If you get each of these three elements right – and if your successors enjoy a little luck and manage not to be swept away by events beyond their control or understanding – then your empire stands a fair chance of avoiding the deluge.

In Manchester United’s case, the club’s owners appear to care little for purpose beyond making money.They certainly have no emotional attachment to football. The structure they have created is purely business-driven, despite the presence of Ferguson and fellow United legend Bobby Charlton on the board. The one thing that they have not been able to destroy is tradition, because that lives in the emotions of the supporters and employees of the club.

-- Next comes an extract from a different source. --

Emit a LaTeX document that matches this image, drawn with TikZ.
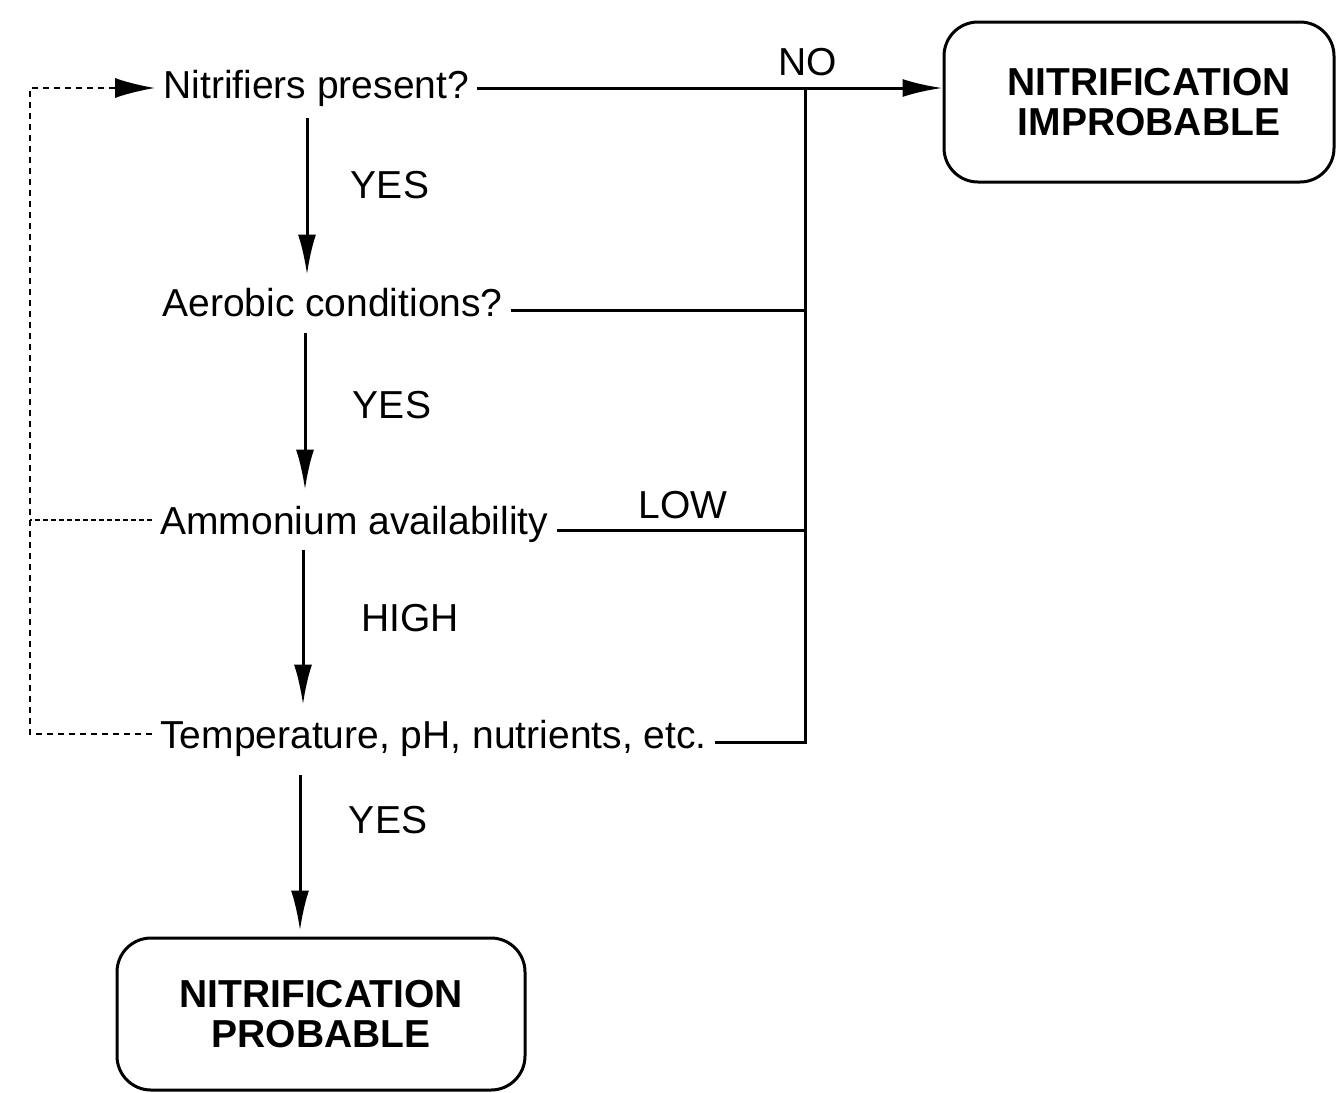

Liverpool, on the other hand, have an owner in John Henry’s Fenway Sports Group that is acutely aware of the importance of tradition, as fans of Boston Red Sox – also under Fenway’s stewardship -would testify. Under Henry, the club has a strong sense of purpose and probably closer links to its supporters than any of its peers, just as the Red Sox do. It also has a structure – of which current manager Brendan Rodgers is a part but not the sole dominant personality – that would seem appropriate to the long-term stability of a major sporting enterprise.

Much as I cherish the great football moments Sir Alex Ferguson and his teams helped to create, my money’s on Liverpool to forge ahead of their old rival in the decade to come.

As for the fiefdoms of the autocrats, who’s next for the deluge? In football, Cardiff City after Vincent Tan, because of his failure to respect tradition, and in politics, Russia after Vladimir Putin, because of his failure to create structures that do not depend on him. Unless North Korea gets there first, of course.